# Set exercise:
Find out how many lines of the material contain the string "matplotlib" and give only that figure.

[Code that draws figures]
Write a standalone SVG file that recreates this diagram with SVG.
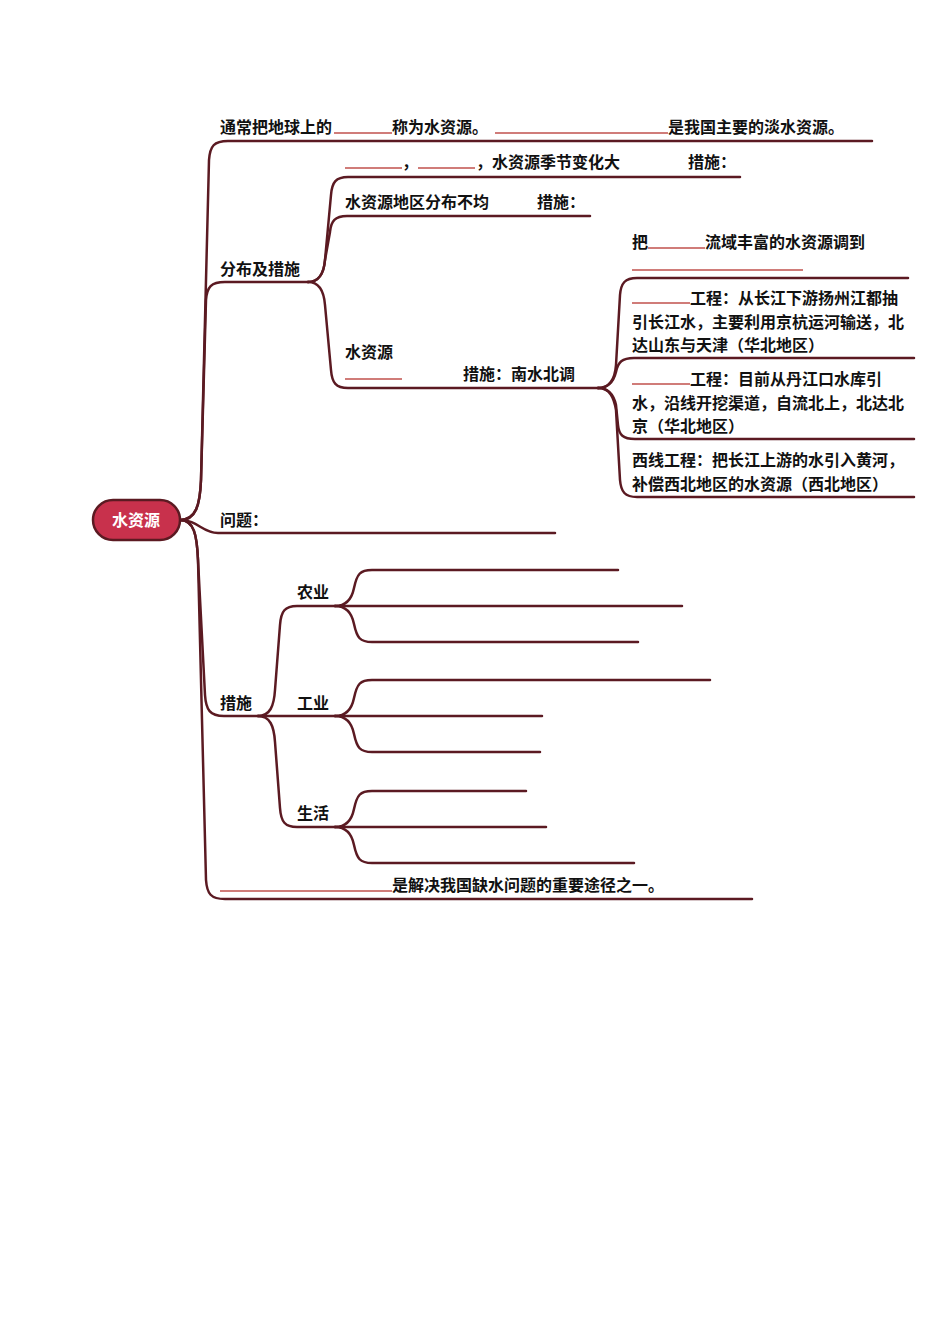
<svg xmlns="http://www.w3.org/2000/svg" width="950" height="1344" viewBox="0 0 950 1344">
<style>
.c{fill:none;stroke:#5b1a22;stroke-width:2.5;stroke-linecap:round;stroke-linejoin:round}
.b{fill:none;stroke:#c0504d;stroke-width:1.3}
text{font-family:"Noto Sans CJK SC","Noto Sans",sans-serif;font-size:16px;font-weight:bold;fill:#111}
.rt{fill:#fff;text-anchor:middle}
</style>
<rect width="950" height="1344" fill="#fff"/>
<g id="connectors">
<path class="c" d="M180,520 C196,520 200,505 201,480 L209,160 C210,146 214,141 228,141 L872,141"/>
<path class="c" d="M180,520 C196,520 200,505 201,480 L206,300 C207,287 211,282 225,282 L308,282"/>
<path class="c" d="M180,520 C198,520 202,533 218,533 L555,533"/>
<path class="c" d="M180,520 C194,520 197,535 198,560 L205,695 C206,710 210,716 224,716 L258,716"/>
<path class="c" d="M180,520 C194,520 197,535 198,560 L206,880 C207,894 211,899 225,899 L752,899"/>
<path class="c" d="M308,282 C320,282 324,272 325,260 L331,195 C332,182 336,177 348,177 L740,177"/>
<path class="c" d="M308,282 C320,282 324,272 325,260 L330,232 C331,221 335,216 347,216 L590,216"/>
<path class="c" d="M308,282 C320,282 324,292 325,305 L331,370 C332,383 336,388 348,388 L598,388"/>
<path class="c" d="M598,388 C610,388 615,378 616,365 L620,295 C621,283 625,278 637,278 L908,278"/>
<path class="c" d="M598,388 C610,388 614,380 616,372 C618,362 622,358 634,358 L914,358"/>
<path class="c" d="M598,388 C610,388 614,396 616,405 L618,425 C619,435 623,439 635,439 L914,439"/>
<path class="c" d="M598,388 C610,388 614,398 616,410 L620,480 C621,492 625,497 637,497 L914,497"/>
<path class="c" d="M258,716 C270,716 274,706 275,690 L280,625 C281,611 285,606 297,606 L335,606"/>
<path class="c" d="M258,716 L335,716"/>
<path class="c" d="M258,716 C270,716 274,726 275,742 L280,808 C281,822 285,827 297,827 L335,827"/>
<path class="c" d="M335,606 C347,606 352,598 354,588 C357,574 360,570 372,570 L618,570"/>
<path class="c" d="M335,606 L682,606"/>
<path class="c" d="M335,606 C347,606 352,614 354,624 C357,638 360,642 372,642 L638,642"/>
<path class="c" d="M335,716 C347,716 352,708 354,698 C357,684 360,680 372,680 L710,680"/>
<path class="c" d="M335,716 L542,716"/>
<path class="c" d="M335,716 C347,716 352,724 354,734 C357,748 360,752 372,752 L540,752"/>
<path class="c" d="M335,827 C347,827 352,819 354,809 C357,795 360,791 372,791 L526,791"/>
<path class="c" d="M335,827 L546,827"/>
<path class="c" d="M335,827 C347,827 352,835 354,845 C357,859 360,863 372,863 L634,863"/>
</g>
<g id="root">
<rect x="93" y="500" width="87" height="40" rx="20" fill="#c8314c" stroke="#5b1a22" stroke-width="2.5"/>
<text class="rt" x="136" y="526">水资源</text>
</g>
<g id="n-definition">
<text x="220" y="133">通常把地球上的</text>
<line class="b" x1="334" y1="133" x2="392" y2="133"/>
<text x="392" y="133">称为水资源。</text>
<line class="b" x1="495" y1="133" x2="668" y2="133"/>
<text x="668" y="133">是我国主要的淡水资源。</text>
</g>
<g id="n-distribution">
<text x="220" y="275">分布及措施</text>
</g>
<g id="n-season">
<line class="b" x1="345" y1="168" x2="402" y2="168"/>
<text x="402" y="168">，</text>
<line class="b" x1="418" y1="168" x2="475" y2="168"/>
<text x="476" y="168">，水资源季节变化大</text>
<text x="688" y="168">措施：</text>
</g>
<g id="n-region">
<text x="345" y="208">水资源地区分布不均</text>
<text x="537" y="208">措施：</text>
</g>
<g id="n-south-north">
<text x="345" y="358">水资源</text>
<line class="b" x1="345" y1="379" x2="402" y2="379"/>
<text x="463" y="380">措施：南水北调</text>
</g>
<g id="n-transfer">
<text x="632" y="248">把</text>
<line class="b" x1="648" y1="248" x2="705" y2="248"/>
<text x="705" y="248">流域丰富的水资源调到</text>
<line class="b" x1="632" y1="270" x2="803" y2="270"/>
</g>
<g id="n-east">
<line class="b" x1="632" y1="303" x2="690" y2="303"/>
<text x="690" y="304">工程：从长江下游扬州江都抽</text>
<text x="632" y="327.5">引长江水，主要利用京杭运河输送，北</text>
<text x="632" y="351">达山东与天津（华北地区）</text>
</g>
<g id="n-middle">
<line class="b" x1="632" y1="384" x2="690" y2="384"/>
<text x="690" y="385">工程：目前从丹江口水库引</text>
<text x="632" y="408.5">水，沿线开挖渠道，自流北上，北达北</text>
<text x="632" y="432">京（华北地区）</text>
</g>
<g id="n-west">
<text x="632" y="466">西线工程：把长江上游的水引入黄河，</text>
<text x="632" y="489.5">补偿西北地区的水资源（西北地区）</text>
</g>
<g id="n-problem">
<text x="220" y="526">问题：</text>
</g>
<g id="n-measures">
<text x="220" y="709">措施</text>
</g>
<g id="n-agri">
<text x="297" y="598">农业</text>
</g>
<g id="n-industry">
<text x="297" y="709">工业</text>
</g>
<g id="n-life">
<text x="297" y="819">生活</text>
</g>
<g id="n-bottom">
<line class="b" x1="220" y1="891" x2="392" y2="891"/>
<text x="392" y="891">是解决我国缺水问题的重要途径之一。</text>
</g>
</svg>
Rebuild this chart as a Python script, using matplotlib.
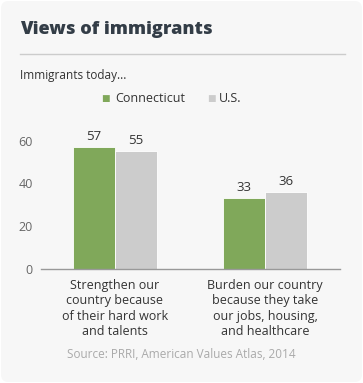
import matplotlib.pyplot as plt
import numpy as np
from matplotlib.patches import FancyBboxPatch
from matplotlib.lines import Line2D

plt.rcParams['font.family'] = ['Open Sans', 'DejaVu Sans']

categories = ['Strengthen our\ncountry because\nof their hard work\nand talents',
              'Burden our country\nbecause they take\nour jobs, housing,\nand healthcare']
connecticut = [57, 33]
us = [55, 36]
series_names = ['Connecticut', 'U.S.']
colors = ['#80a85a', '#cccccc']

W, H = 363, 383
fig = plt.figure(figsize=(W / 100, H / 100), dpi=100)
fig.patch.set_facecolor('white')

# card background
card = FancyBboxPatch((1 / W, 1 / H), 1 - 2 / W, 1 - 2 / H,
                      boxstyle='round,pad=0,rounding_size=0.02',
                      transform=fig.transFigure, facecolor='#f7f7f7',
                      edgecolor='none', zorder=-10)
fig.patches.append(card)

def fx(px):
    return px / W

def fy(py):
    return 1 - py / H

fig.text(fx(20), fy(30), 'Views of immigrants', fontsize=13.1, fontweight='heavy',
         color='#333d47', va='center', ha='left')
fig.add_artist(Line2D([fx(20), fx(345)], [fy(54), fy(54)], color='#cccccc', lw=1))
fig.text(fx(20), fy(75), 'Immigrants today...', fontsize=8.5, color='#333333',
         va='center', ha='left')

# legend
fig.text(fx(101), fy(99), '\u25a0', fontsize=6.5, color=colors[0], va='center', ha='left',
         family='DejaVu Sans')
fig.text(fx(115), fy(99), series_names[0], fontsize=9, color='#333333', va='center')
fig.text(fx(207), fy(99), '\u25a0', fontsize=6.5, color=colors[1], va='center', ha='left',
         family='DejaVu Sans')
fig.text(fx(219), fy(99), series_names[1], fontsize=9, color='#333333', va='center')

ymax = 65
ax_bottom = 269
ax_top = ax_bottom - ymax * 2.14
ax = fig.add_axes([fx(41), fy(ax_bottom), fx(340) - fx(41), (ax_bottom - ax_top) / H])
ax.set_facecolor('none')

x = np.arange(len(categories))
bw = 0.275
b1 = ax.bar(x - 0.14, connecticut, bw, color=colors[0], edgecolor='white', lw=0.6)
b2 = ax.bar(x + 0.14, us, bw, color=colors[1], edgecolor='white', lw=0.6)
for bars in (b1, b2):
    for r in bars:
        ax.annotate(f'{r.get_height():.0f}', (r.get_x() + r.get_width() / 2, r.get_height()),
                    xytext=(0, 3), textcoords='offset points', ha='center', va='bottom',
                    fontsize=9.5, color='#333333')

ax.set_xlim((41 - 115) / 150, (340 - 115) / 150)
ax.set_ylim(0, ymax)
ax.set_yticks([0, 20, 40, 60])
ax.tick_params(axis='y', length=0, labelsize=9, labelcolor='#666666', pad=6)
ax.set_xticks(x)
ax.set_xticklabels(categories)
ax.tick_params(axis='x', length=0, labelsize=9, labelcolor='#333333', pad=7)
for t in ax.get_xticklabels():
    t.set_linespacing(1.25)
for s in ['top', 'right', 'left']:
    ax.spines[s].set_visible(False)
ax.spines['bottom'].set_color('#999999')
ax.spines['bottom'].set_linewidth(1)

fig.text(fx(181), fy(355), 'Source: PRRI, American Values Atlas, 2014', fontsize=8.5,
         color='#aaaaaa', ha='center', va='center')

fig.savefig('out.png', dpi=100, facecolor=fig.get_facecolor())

# Correct result:
4